Intratumoral administration of chemically ablative substances such as ethanol and acetic acid is the ablation modality that has the longest experience and clinical follow-up, particularly in the treatment of hepatocellular carcinoma. Chemical ablation is an attractive option in many developing regions because it is inexpensive and simple. However, success of chemical ablation therapies in more solid adenocarcinomas has been limited by reported difficulty in achieving uniform diffusion of percutaneously injected drugs over larger tumor volumes, due to poor diffusion of chemical agents throughout the tumor. As a result, focal thermal ablation has replaced chemical ablation in many cases. Chemical ablation is now more typically used for tumors difficult to treat with thermal therapies (mostly due to tumor proximity to heat sensitive adjacent structures), and for small tumors such as locally recurrent thyroid cancer or benign lesions such as bronchogenic cysts, thyroglossal duct cysts, or endometriomas.

Thermal ablation strategies attempt to destroy tumor tissue by increasing or decreasing temperatures sufficiently to induce irreversible cellular injury. These strategies can be broadly divided into cryoablation or hyperthermic ablation, where heat may be generated by ultrasound or electromagnetic (RF, microwave, and laser) energy. Other techniques to generate heat or otherwise induce cellular necrosis have been reported; however, none have found widespread utility to date.

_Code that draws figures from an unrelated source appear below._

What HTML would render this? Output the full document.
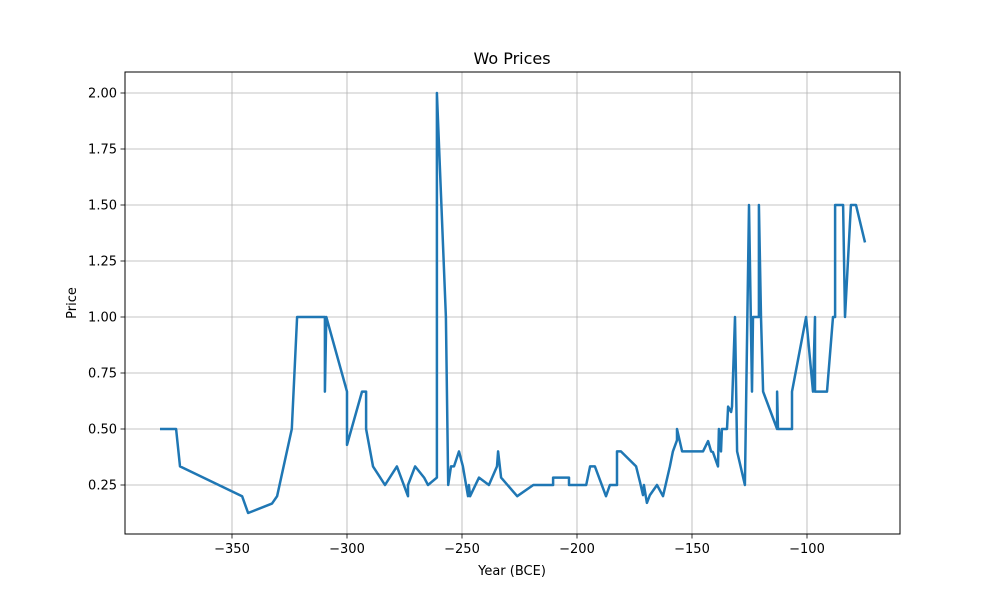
<!DOCTYPE html>
<html><head><meta charset="utf-8"><style>
body{margin:0;background:#fff;}
svg{display:block;font-family:"DejaVu Sans","Liberation Sans",sans-serif;}
</style></head><body>
<svg id="chart" width="1000" height="600">
<rect width="1000" height="600" fill="#fff"/>
<g id="grid"></g>
<g id="ticks"></g>
<path id="line" fill="none" stroke="#1f77b4" stroke-width="2.5" stroke-linejoin="round"/>
<rect x="125" y="72" width="775" height="462" fill="none" stroke="#000" stroke-width="1"/>
<text x="512" y="64" text-anchor="middle" font-size="16">Wo Prices</text>
<text x="512" y="575" text-anchor="middle" font-size="13">Year (BCE)</text>
<text transform="translate(76,303) rotate(-90)" text-anchor="middle" font-size="13">Price</text>
</svg>
<script>
const years=[-381.3,-374.3,-372.6,-345.6,-343,-332.6,-330.4,-324,-321.7,-309.6,-309.6,-309,-300,-300,-293.5,-291.7,-291.7,-288.7,-283.5,-278.3,-273.5,-273.5,-270.4,-266.5,-264.8,-260.9,-260.9,-257,-256,-254.8,-253.5,-251.3,-249.6,-247.4,-247,-246.5,-242.6,-238.3,-234.8,-234.3,-233,-226,-219,-210.4,-210.4,-203.5,-203.5,-196,-194.3,-192.2,-187.4,-185.7,-182.6,-182.6,-180.9,-174.3,-172.6,-171.3,-170.9,-169.6,-168.3,-165.2,-162.6,-159.6,-158.3,-156.5,-156.5,-154.3,-145.2,-143,-141.7,-140.9,-138.7,-138.3,-137.4,-137,-134.8,-134.3,-133,-132.6,-131.3,-130.4,-127,-125.2,-123.9,-123.5,-120.9,-120.9,-120,-119.1,-113,-113,-112.6,-106.5,-106.5,-100.4,-97.4,-96.5,-96.5,-91.3,-88.7,-87.8,-87.8,-84.3,-83.5,-80.9,-78.7,-74.8];
const prices=[0.5,0.5,0.333,0.2,0.125,0.167,0.2,0.5,1.0,1.0,0.667,1.0,0.667,0.429,0.667,0.667,0.5,0.333,0.25,0.333,0.2,0.25,0.333,0.283,0.25,0.283,2.0,1.0,0.25,0.333,0.333,0.4,0.333,0.2,0.25,0.2,0.283,0.25,0.333,0.4,0.283,0.2,0.25,0.25,0.283,0.283,0.25,0.25,0.333,0.333,0.2,0.25,0.25,0.4,0.4,0.333,0.263,0.205,0.25,0.17,0.205,0.25,0.2,0.333,0.4,0.45,0.5,0.4,0.4,0.446,0.4,0.397,0.333,0.5,0.4,0.5,0.5,0.6,0.576,0.6,1.0,0.4,0.25,1.5,0.667,1.0,1.0,1.5,1.0,0.667,0.5,0.667,0.5,0.5,0.667,1.0,0.667,1.0,0.667,0.667,1.0,1.0,1.5,1.5,1.0,1.5,1.5,1.333];
const xTicks=[-350,-300,-250,-200,-150,-100];
const yTicks=[0.25,0.5,0.75,1.0,1.25,1.5,1.75,2.0];
const yLabels=["0.25","0.50","0.75","1.00","1.25","1.50","1.75","2.00"];
const X=v=>1037+v*2.3, Y=v=>93+(2-v)*224;
const ns="http://www.w3.org/2000/svg";
const grid=document.getElementById('grid'), ticks=document.getElementById('ticks');
function mk(tag,attrs,parent,txt){const e=document.createElementNS(ns,tag);for(const k in attrs)e.setAttribute(k,attrs[k]);if(txt!==undefined)e.textContent=txt;parent.appendChild(e);return e;}
xTicks.forEach(t=>{const x=X(t);
 const g=mk('line',{x1:x,x2:x,y1:72,y2:534,stroke:'#b0b0b0','stroke-width':0.8},grid);
 
 
 mk('line',{x1:x,x2:x,y1:534,y2:538.5,stroke:'#000','stroke-width':0.8},ticks);
 const l=mk('text',{x:x,y:553,'text-anchor':'middle','font-size':13},ticks,'\u2212'+Math.abs(t));
 
 });
yTicks.forEach((t,i)=>{const y=Y(t);
 const g=mk('line',{x1:125,x2:900,y1:y,y2:y,stroke:'#b0b0b0','stroke-width':0.8},grid);
 
 
 mk('line',{x1:120.5,x2:125,y1:y,y2:y,stroke:'#000','stroke-width':0.8},ticks);
 const l=mk('text',{x:117,y:y+4.5,'text-anchor':'end','font-size':13},ticks,yLabels[i]);
 
 });
document.getElementById('line').setAttribute('d',years.map((v,i)=>(i?'L':'M')+X(v).toFixed(1)+','+Y(prices[i]).toFixed(1)).join(''));
</script>
</body></html>
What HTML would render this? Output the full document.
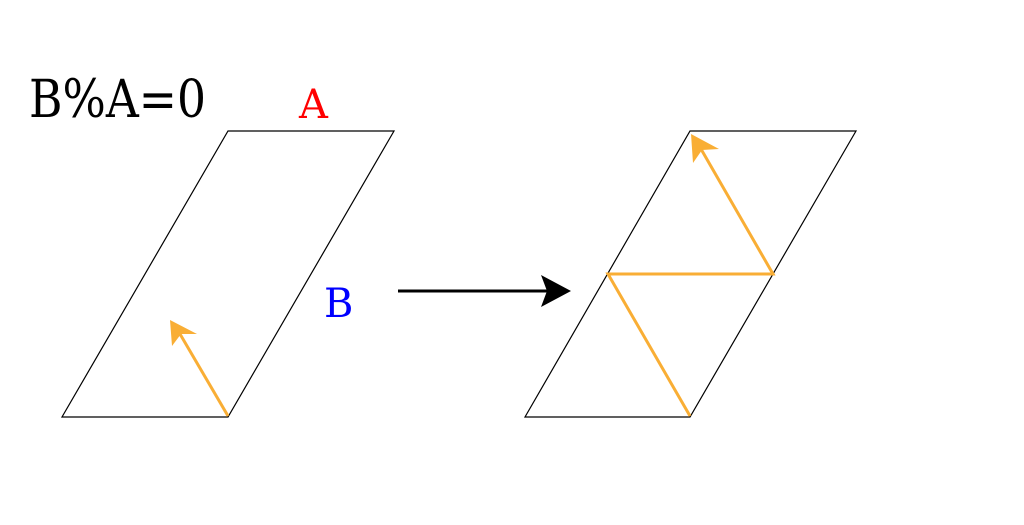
<!DOCTYPE html>
<html><head><meta charset="utf-8"><style>
html,body{margin:0;padding:0;background:#fff;}
svg{display:block;}
text{font-family:"DejaVu Serif","Liberation Serif",serif;}
</style></head><body>
<svg width="1024" height="525" viewBox="0 0 1024 525" xmlns="http://www.w3.org/2000/svg">
<rect width="1024" height="525" fill="#fff"/>
<polygon points="62,417 228,417 394,131 228,131" fill="none" stroke="#000" stroke-width="1.2"/>
<polygon points="525,417 690,417 856,131 690,131" fill="none" stroke="#000" stroke-width="1.2"/>
<g stroke="#F9AE35" stroke-width="3" fill="none">
<line x1="228" y1="416" x2="180" y2="334"/>
<polyline points="690,416 608,274 773,274 701,149"/>
</g>
<g fill="#F9AE35">
<polygon points="170,320 172,346 181,334 197,334"/>
<polygon points="691,134 693,163 702,150 719,149"/>
</g>
<line x1="398" y1="291" x2="550" y2="291" stroke="#000" stroke-width="3"/>
<polygon points="571,291 541,275 547,291 541,307" fill="#000"/>
<text x="29" y="117" font-size="52" fill="#000" textLength="177" lengthAdjust="spacingAndGlyphs">B%A=0</text>
<text x="299" y="118" font-size="40" fill="#f00">A</text>
<text x="324" y="317" font-size="40" fill="#00f">B</text>
</svg>
</body></html>
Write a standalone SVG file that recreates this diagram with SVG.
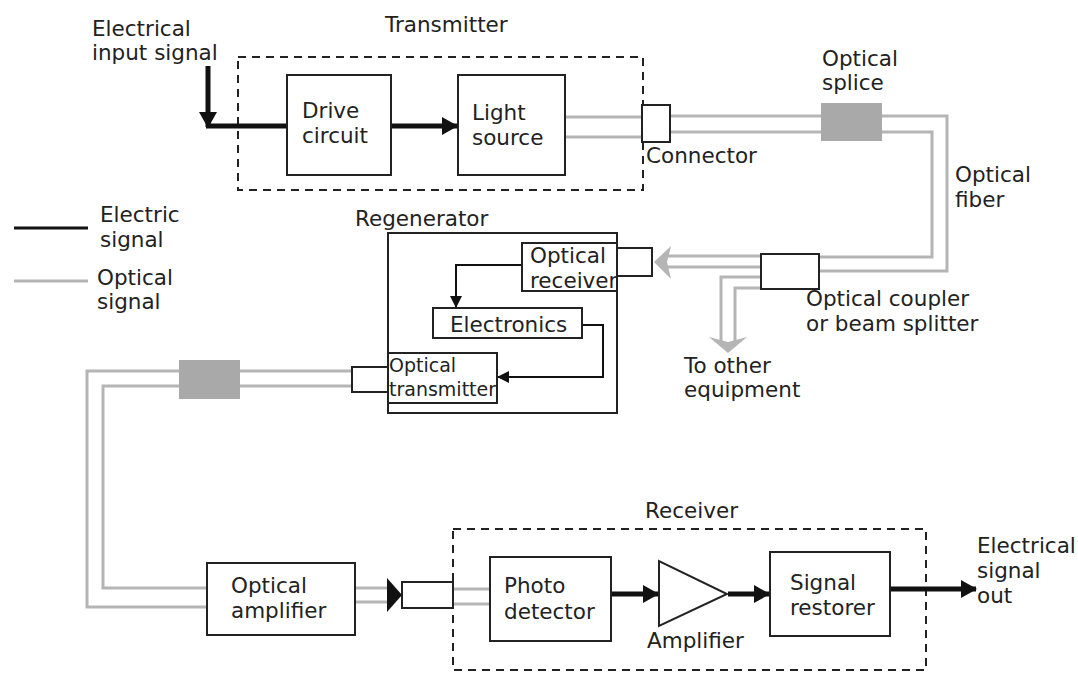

By far, the most well-studied and clinically relevant percutaneous ablation source to date has been RF energy. During RF ablation, electrical current from the generator oscillates between electrodes through ion channels present in most biological tissues. In this way, the RF ablation setup can be thought of as a simple electrical circuit, where the current loop comprises a generator, cabling, electrodes, and tissues as the resistive element. Tissues are imperfect conductors of electricity (i.e., they have electrical impedance), so current flow leads to frictional agitation at the ionic level and heat generation, known as the Joule effect. Heating occurs most rapidly in areas of high current density; tissues nearest to an electrode are heated most effectively while more peripheral areas receive heat by thermal conduction.

Ablative heating leads to tissue dehydration and water vaporization, which cause dramatic increases in circuit impedance. These rapid and often sudden increases in impedance can be used as a feedback signal in RF generators, which will be covered in more detail later. When these effects begin to inhibit current flow from a generator, alternative methods to decrease circuit impedance such as expanding the electrode surface area, pulsing the input power, and injections of saline can be used to augment RF current flow.

Irreversible cellular injury occurs when cells are heated to 46°C for 60 minutes, and occurs more rapidly as the temperature rises. Immediate cellular damage centers on protein coagulation of cytosolic and mitochondrial enzymes and nucleic acid–histone protein complexes. The exact temperature at which cell death occurs is multifactorial and tissue specific. Based upon prior studies demonstrating that tissue coagulation can be induced by focal tissue heating to ∼50°C for <5 minutes, this has become the standard surrogate endpoint for thermal ablation therapies (Fig. 2).